Information supplied ->
+---+
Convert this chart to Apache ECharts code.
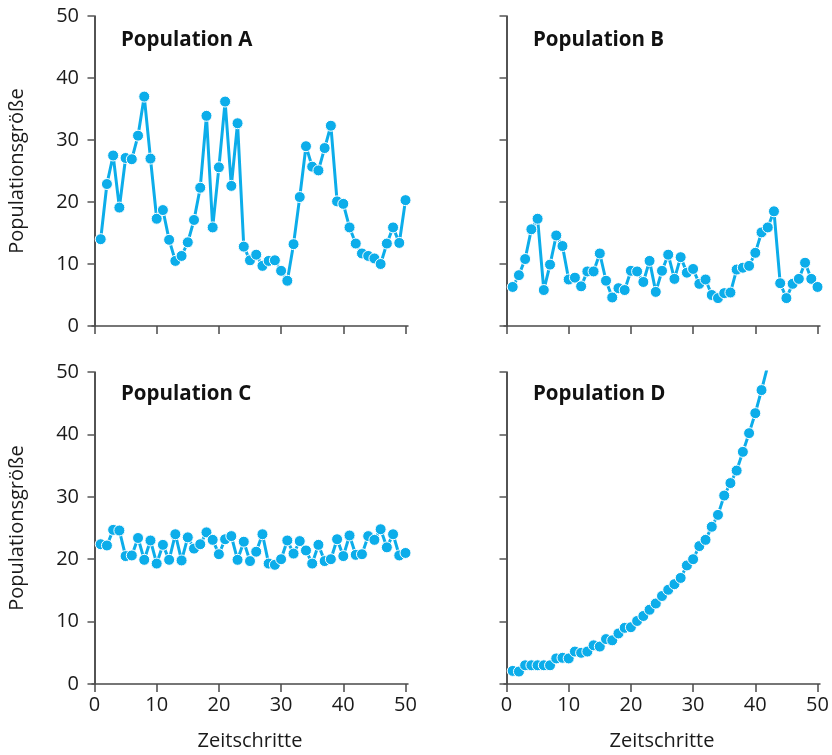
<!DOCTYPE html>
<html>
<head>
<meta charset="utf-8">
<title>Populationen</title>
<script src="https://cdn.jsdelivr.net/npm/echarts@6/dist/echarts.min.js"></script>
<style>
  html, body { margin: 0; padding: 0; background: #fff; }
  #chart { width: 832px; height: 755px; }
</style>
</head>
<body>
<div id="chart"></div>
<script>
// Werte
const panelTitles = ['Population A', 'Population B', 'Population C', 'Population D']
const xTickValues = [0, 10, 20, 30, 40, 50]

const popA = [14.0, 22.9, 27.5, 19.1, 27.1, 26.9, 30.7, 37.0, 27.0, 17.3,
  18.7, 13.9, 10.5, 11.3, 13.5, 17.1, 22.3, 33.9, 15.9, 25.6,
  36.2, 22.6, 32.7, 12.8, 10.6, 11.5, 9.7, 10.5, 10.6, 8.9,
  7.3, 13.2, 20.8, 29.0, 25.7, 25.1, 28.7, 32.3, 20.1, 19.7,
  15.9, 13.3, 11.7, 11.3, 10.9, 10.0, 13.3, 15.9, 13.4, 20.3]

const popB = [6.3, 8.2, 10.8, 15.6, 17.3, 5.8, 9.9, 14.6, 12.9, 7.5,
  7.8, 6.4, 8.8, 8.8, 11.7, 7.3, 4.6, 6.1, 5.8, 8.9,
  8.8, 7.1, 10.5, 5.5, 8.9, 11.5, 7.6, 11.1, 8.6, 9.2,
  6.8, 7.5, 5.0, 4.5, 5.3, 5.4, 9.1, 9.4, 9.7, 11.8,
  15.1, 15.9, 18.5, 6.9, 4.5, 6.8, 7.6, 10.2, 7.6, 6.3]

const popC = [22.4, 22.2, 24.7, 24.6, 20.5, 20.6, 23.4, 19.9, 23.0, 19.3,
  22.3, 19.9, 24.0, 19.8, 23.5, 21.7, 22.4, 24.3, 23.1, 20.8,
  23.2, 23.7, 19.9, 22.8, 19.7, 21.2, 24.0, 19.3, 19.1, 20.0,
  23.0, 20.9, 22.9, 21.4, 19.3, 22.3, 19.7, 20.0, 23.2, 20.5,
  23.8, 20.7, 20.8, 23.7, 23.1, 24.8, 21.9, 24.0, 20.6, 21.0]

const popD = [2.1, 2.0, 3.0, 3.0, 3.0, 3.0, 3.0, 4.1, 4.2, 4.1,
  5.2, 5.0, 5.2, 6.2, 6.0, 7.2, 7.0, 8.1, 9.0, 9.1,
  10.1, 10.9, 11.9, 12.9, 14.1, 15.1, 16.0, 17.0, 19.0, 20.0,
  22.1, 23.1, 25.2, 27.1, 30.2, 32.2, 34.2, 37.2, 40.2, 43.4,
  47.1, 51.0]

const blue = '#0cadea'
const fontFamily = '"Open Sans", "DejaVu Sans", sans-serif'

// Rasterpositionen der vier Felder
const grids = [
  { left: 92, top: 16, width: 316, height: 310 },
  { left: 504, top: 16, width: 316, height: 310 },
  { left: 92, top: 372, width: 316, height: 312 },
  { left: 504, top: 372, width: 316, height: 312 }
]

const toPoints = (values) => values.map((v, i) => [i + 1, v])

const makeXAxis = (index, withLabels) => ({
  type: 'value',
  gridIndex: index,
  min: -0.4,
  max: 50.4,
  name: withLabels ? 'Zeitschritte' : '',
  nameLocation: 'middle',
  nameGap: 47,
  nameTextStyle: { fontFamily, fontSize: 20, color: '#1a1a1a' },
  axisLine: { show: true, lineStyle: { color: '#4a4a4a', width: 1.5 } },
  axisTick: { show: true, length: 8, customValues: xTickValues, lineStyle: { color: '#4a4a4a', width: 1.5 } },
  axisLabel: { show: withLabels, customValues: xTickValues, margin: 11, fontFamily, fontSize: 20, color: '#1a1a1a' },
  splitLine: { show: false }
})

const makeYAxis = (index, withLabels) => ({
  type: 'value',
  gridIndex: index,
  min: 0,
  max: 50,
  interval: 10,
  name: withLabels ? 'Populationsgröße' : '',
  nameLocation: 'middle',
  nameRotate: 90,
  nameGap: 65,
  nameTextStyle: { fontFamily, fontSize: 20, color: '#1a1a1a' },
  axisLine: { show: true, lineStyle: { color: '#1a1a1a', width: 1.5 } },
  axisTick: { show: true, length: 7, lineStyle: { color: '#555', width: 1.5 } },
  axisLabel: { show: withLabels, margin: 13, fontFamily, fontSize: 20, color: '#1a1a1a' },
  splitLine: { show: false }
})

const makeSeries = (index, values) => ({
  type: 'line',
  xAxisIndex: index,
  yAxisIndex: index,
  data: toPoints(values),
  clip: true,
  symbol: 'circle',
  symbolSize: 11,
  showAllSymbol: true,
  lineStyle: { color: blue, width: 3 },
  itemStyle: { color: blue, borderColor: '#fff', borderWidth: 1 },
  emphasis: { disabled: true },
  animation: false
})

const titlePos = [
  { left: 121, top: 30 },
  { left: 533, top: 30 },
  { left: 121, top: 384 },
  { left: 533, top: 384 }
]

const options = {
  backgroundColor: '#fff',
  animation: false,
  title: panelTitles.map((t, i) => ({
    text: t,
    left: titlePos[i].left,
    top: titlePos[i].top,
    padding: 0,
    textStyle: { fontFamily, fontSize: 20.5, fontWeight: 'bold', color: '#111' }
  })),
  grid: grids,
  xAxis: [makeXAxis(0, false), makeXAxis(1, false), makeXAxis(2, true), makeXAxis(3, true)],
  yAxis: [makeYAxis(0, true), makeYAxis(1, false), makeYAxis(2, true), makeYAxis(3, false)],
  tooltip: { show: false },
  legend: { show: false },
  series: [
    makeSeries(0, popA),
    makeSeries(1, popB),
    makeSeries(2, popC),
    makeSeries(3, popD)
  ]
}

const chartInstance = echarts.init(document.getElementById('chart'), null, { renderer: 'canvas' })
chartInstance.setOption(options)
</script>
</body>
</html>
+---+
What you are asked to do ->
Output the material word for word, omitting its pictures.

Finished exercise ->
Convert this chart to Apache ECharts code.
<!DOCTYPE html>
<html>
<head>
<meta charset="utf-8">
<title>Populationen</title>
<script src="https://cdn.jsdelivr.net/npm/echarts@6/dist/echarts.min.js"></script>
<style>
  html, body { margin: 0; padding: 0; background: #fff; }
  #chart { width: 832px; height: 755px; }
</style>
</head>
<body>
<div id="chart"></div>
<script>
// Werte
const panelTitles = ['Population A', 'Population B', 'Population C', 'Population D']
const xTickValues = [0, 10, 20, 30, 40, 50]

const popA = [14.0, 22.9, 27.5, 19.1, 27.1, 26.9, 30.7, 37.0, 27.0, 17.3,
  18.7, 13.9, 10.5, 11.3, 13.5, 17.1, 22.3, 33.9, 15.9, 25.6,
  36.2, 22.6, 32.7, 12.8, 10.6, 11.5, 9.7, 10.5, 10.6, 8.9,
  7.3, 13.2, 20.8, 29.0, 25.7, 25.1, 28.7, 32.3, 20.1, 19.7,
  15.9, 13.3, 11.7, 11.3, 10.9, 10.0, 13.3, 15.9, 13.4, 20.3]

const popB = [6.3, 8.2, 10.8, 15.6, 17.3, 5.8, 9.9, 14.6, 12.9, 7.5,
  7.8, 6.4, 8.8, 8.8, 11.7, 7.3, 4.6, 6.1, 5.8, 8.9,
  8.8, 7.1, 10.5, 5.5, 8.9, 11.5, 7.6, 11.1, 8.6, 9.2,
  6.8, 7.5, 5.0, 4.5, 5.3, 5.4, 9.1, 9.4, 9.7, 11.8,
  15.1, 15.9, 18.5, 6.9, 4.5, 6.8, 7.6, 10.2, 7.6, 6.3]

const popC = [22.4, 22.2, 24.7, 24.6, 20.5, 20.6, 23.4, 19.9, 23.0, 19.3,
  22.3, 19.9, 24.0, 19.8, 23.5, 21.7, 22.4, 24.3, 23.1, 20.8,
  23.2, 23.7, 19.9, 22.8, 19.7, 21.2, 24.0, 19.3, 19.1, 20.0,
  23.0, 20.9, 22.9, 21.4, 19.3, 22.3, 19.7, 20.0, 23.2, 20.5,
  23.8, 20.7, 20.8, 23.7, 23.1, 24.8, 21.9, 24.0, 20.6, 21.0]

const popD = [2.1, 2.0, 3.0, 3.0, 3.0, 3.0, 3.0, 4.1, 4.2, 4.1,
  5.2, 5.0, 5.2, 6.2, 6.0, 7.2, 7.0, 8.1, 9.0, 9.1,
  10.1, 10.9, 11.9, 12.9, 14.1, 15.1, 16.0, 17.0, 19.0, 20.0,
  22.1, 23.1, 25.2, 27.1, 30.2, 32.2, 34.2, 37.2, 40.2, 43.4,
  47.1, 51.0]

const blue = '#0cadea'
const fontFamily = '"Open Sans", "DejaVu Sans", sans-serif'

// Rasterpositionen der vier Felder
const grids = [
  { left: 92, top: 16, width: 316, height: 310 },
  { left: 504, top: 16, width: 316, height: 310 },
  { left: 92, top: 372, width: 316, height: 312 },
  { left: 504, top: 372, width: 316, height: 312 }
]

const toPoints = (values) => values.map((v, i) => [i + 1, v])

const makeXAxis = (index, withLabels) => ({
  type: 'value',
  gridIndex: index,
  min: -0.4,
  max: 50.4,
  name: withLabels ? 'Zeitschritte' : '',
  nameLocation: 'middle',
  nameGap: 47,
  nameTextStyle: { fontFamily, fontSize: 20, color: '#1a1a1a' },
  axisLine: { show: true, lineStyle: { color: '#4a4a4a', width: 1.5 } },
  axisTick: { show: true, length: 8, customValues: xTickValues, lineStyle: { color: '#4a4a4a', width: 1.5 } },
  axisLabel: { show: withLabels, customValues: xTickValues, margin: 11, fontFamily, fontSize: 20, color: '#1a1a1a' },
  splitLine: { show: false }
})

const makeYAxis = (index, withLabels) => ({
  type: 'value',
  gridIndex: index,
  min: 0,
  max: 50,
  interval: 10,
  name: withLabels ? 'Populationsgröße' : '',
  nameLocation: 'middle',
  nameRotate: 90,
  nameGap: 65,
  nameTextStyle: { fontFamily, fontSize: 20, color: '#1a1a1a' },
  axisLine: { show: true, lineStyle: { color: '#1a1a1a', width: 1.5 } },
  axisTick: { show: true, length: 7, lineStyle: { color: '#555', width: 1.5 } },
  axisLabel: { show: withLabels, margin: 13, fontFamily, fontSize: 20, color: '#1a1a1a' },
  splitLine: { show: false }
})

const makeSeries = (index, values) => ({
  type: 'line',
  xAxisIndex: index,
  yAxisIndex: index,
  data: toPoints(values),
  clip: true,
  symbol: 'circle',
  symbolSize: 11,
  showAllSymbol: true,
  lineStyle: { color: blue, width: 3 },
  itemStyle: { color: blue, borderColor: '#fff', borderWidth: 1 },
  emphasis: { disabled: true },
  animation: false
})

const titlePos = [
  { left: 121, top: 30 },
  { left: 533, top: 30 },
  { left: 121, top: 384 },
  { left: 533, top: 384 }
]

const options = {
  backgroundColor: '#fff',
  animation: false,
  title: panelTitles.map((t, i) => ({
    text: t,
    left: titlePos[i].left,
    top: titlePos[i].top,
    padding: 0,
    textStyle: { fontFamily, fontSize: 20.5, fontWeight: 'bold', color: '#111' }
  })),
  grid: grids,
  xAxis: [makeXAxis(0, false), makeXAxis(1, false), makeXAxis(2, true), makeXAxis(3, true)],
  yAxis: [makeYAxis(0, true), makeYAxis(1, false), makeYAxis(2, true), makeYAxis(3, false)],
  tooltip: { show: false },
  legend: { show: false },
  series: [
    makeSeries(0, popA),
    makeSeries(1, popB),
    makeSeries(2, popC),
    makeSeries(3, popD)
  ]
}

const chartInstance = echarts.init(document.getElementById('chart'), null, { renderer: 'canvas' })
chartInstance.setOption(options)
</script>
</body>
</html>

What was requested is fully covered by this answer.